Using the entries shown below, output the line containing "Convert this chart", the line containing "const unitLabel = 'x 1.000 ton';", and every line between them, exactly. Pictures are omitted.

* start ROWS *

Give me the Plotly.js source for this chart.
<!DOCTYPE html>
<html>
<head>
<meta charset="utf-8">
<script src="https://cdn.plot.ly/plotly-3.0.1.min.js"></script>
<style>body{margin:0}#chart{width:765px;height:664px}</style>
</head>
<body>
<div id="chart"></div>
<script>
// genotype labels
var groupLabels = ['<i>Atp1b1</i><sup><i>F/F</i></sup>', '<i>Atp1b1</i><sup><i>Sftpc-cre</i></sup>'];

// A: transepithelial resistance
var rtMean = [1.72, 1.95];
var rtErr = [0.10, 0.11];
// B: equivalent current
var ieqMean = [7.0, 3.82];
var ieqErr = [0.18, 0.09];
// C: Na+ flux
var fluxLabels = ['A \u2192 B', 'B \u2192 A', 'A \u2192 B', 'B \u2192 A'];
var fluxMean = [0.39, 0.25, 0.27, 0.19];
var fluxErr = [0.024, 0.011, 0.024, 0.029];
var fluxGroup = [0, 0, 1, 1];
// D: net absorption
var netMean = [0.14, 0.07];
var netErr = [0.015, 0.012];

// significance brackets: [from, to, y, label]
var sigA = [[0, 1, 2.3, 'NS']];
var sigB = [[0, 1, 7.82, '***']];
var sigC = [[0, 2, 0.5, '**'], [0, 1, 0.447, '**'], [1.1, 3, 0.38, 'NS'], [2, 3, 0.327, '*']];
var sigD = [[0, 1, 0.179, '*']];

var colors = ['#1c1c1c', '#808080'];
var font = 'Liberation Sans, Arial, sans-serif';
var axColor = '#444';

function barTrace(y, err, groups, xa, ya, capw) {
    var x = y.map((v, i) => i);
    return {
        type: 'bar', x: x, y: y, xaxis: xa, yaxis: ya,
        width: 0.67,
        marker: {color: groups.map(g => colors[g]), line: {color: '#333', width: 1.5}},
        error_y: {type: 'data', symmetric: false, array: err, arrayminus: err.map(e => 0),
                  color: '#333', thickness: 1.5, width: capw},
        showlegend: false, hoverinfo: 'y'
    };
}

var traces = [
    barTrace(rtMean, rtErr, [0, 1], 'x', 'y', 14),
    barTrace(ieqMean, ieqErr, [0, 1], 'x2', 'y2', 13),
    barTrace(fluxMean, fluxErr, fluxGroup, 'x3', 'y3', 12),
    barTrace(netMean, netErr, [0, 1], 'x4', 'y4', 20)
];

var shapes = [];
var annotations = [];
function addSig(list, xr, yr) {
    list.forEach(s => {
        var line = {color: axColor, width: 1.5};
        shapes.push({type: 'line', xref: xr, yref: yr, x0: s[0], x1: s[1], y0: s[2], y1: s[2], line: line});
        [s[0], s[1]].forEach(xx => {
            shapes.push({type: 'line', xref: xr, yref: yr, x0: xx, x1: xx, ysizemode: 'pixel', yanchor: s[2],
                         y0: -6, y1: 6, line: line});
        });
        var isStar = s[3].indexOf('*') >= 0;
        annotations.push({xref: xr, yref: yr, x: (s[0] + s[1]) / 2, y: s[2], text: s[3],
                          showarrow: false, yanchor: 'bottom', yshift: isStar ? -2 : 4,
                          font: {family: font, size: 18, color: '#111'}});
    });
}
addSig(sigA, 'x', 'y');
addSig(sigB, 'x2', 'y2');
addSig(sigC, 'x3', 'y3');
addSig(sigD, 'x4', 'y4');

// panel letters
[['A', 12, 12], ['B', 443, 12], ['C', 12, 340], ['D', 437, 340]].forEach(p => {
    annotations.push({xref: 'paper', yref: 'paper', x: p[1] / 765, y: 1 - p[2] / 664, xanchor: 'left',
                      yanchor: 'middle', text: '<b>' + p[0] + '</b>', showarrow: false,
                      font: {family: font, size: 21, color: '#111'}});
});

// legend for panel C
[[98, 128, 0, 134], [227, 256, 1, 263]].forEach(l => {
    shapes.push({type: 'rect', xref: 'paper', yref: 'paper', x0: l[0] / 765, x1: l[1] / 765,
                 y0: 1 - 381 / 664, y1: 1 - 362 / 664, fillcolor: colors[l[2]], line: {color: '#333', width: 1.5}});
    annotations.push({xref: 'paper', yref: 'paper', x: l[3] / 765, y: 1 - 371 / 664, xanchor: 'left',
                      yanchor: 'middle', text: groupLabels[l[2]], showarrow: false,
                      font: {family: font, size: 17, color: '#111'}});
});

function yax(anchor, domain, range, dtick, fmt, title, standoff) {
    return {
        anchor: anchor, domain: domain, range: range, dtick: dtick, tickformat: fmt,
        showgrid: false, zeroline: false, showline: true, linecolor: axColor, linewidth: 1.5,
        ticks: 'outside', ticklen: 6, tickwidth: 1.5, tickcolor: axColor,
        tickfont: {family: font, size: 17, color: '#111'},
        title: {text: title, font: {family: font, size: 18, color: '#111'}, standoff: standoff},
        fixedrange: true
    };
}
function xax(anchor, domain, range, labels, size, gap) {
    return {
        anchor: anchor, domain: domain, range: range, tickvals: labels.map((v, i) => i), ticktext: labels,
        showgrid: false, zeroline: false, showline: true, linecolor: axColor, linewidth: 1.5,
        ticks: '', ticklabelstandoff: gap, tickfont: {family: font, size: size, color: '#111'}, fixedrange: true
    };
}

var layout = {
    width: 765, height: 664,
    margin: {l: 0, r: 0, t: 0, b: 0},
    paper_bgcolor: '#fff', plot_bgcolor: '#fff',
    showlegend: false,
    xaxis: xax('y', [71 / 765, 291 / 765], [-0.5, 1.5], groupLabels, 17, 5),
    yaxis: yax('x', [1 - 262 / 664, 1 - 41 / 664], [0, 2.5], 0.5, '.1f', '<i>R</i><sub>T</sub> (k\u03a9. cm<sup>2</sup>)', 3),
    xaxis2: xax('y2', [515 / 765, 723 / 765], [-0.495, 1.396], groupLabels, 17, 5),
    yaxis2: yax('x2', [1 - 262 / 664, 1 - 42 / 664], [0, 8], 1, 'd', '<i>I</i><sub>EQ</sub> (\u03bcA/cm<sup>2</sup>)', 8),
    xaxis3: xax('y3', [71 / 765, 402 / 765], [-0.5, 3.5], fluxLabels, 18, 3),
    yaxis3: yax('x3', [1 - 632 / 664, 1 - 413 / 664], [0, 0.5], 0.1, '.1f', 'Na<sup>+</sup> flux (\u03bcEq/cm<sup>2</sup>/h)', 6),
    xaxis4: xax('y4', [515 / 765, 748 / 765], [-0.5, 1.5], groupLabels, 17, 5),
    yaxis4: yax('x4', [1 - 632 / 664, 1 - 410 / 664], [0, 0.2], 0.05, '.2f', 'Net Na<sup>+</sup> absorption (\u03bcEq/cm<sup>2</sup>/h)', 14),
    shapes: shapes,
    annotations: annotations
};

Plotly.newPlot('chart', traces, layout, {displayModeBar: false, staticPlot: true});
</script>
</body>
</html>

* end ROWS *
* start ROWS *

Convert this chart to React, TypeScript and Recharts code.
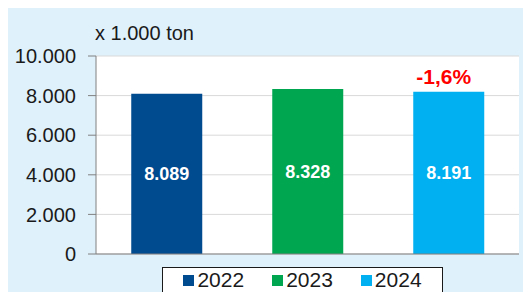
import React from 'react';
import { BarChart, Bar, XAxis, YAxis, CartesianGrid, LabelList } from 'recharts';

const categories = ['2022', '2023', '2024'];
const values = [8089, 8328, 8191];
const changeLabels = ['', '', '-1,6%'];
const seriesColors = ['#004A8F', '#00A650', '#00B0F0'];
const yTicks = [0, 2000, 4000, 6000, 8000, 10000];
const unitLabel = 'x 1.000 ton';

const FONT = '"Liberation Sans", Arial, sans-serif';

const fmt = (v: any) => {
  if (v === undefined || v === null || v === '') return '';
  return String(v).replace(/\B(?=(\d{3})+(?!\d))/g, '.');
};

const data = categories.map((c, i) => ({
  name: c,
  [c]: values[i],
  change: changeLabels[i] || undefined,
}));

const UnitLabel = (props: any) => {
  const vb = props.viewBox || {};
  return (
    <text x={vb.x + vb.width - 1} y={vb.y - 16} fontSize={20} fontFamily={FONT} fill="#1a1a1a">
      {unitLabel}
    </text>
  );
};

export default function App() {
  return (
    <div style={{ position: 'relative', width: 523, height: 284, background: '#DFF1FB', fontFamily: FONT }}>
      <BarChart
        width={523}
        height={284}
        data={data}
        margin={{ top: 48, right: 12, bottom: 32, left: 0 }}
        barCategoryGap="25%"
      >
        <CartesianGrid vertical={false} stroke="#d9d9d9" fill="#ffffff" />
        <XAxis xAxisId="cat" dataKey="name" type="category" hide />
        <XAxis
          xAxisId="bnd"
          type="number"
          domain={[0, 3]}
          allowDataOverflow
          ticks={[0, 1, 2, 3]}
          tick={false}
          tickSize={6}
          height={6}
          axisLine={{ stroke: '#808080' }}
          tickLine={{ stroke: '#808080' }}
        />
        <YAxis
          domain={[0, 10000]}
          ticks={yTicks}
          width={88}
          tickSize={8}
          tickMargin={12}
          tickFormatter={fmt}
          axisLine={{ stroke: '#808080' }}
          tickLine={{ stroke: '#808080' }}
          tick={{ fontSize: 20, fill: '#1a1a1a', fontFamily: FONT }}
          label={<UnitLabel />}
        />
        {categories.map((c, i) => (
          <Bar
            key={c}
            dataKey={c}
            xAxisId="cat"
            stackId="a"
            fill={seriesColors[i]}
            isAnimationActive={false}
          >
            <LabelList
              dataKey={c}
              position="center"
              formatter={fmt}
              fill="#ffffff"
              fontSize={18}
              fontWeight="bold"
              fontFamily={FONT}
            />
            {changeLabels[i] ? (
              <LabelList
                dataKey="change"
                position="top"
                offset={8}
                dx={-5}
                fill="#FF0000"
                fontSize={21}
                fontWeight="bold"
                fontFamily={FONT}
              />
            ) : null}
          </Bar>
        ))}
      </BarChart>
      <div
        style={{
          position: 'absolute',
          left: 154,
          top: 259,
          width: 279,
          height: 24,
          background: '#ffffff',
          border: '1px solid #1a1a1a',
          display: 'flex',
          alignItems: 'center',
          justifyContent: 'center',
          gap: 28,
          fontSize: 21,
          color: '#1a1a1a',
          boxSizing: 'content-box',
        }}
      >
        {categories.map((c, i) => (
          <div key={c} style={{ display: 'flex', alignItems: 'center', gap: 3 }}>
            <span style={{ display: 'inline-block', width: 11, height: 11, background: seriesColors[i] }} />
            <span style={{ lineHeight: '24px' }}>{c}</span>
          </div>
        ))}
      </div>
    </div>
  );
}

* end ROWS *
* start ROWS *

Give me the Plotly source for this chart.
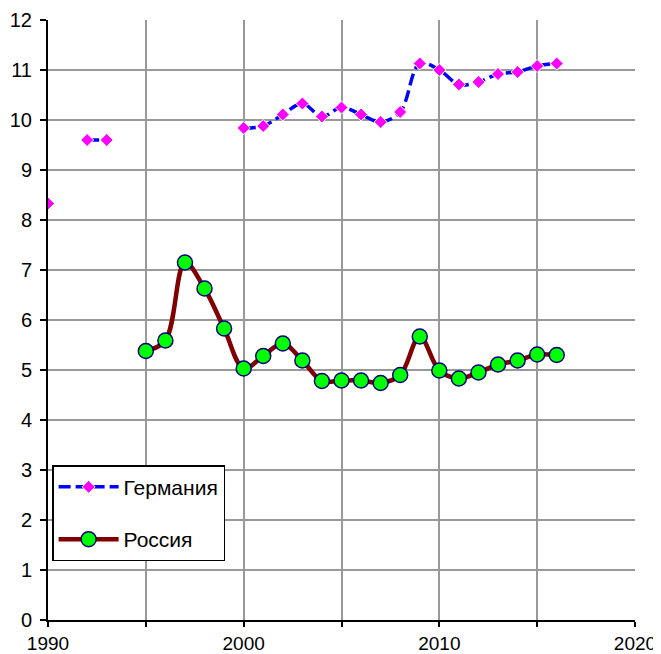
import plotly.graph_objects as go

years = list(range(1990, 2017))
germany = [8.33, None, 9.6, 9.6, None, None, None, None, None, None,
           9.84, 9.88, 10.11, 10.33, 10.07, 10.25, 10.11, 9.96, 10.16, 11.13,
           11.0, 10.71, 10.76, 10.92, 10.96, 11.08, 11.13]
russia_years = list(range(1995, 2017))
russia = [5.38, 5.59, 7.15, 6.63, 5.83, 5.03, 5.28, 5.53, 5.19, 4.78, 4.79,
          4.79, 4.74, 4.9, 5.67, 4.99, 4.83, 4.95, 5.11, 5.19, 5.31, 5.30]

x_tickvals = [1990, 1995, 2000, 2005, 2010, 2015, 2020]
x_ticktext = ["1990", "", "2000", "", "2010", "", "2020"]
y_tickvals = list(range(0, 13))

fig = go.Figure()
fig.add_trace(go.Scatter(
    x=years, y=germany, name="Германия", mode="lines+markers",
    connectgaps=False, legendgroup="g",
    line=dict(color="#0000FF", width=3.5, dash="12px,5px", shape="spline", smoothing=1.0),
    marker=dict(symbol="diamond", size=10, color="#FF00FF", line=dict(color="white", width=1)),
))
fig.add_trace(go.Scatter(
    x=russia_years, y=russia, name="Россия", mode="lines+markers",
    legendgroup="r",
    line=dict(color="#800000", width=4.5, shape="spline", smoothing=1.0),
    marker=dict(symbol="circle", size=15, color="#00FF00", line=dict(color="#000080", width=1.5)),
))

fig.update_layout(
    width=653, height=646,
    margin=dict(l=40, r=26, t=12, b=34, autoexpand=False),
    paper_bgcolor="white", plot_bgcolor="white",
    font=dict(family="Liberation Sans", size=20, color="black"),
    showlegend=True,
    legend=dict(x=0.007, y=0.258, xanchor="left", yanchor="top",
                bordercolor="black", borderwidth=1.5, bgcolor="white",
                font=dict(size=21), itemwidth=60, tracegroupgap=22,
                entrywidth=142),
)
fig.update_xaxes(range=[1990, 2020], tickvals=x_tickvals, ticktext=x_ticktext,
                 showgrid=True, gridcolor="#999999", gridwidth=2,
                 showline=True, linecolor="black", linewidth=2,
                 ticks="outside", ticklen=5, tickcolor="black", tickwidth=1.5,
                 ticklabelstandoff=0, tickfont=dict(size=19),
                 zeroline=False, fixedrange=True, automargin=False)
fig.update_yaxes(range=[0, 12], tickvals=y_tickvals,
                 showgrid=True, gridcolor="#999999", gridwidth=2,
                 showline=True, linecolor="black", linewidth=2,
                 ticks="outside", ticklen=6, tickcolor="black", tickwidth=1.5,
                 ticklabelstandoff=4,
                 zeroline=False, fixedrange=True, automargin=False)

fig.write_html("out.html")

* end ROWS *

### RESULT BELOW:
Convert this chart to React, TypeScript and Recharts code.
import React from 'react';
import { BarChart, Bar, XAxis, YAxis, CartesianGrid, LabelList } from 'recharts';

const categories = ['2022', '2023', '2024'];
const values = [8089, 8328, 8191];
const changeLabels = ['', '', '-1,6%'];
const seriesColors = ['#004A8F', '#00A650', '#00B0F0'];
const yTicks = [0, 2000, 4000, 6000, 8000, 10000];
const unitLabel = 'x 1.000 ton';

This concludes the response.